Day 5 and my head is tripping

Day 5 and my head is trying to play the romancing alcohol tape.

I am going to watch a movie and wait for this to pass. Thought I would share because I know the tape is a lie and the truth i seek won’t be found in a bottle. Plus releasing this and connecting with others who understand is awesome.

8 Likes

First of all, 5 days is great and good job on reaching out. :+1:t2:

Play the “reality of drinking” tape. What happens when you drink and what made you want to quit?

4 Likes

I bet that tape is pretty similar to my own, and you know what? The longer you’re sober, the uglier that “romantic” tape will become. :smirk:

4 Likes

Oh yeah! There is a lot of material on that tape. I hear ya!

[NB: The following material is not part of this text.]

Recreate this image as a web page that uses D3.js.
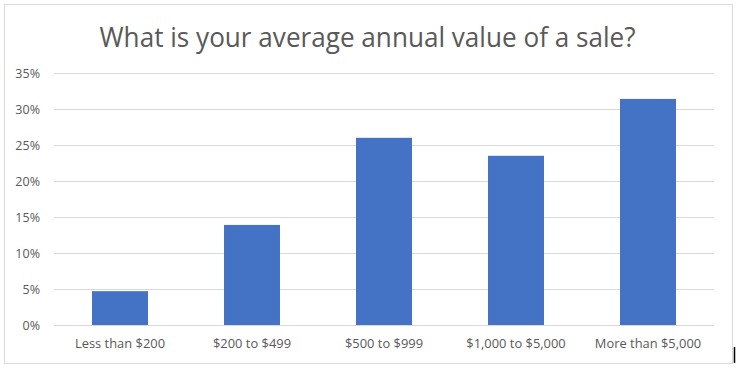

Hey congratulations on 5 days.
So many good points in your post, I’m so impressed as I’m pretty sure all I knew at 5 days sober was that I was sweating through all my clothes…:blush:
Yes, those romantic thoughts about alcohol are a lie, total bullshit. One of the things I did was write to myself during one of my last hangovers. I wrote about exactly how I was feeling in that moment, how I smelled, what my mouth tasted like, the disgusting things I said to my partner, the excruciating throbbing in different parts of my body. It was so vivid. Reading it now… It’s difficult. It brings me right back to that time and if I’m ever questioning my decision I’ll dig it out and read it again.
Writing about what you hate about alcohol might help to shift some of those “just one glass” or “just a few with dinner, to relax” thoughts. For some reason having everything spelled out in front of me on paper was helpful for me.

But yes, you’re right the feeling will always pass.
And yes, releasing and connecting with people who get it is so helpful. Really glad you’re here and connecting with us.

4 Likes

Good catch!

2 Likes

Congrats on day 5 and reaching out :slight_smile:

I’m also on day 5 and it is definitely a tough one. I had a moment earlier where my mom said something depressing, triggering a reaction in me for the first time these past few days where I was like, I should numb this feeling away with alcohol.

I sat back and remembered that whatever I thought was going to go away or be relaxing about it, was the same lie I told myself all these years. One drink would never be enough, so I would keep going until it wasn’t fun anymore but I had already passed the point of a casual drink and still couldn’t stop.

There is a thread on here that helped me a lot and it’s about ‘what I no longer have to worry about’ and seeing everyone chime in with these awful things that you aren’t thinking about when the urge to drink comes up…it’s a good reminder.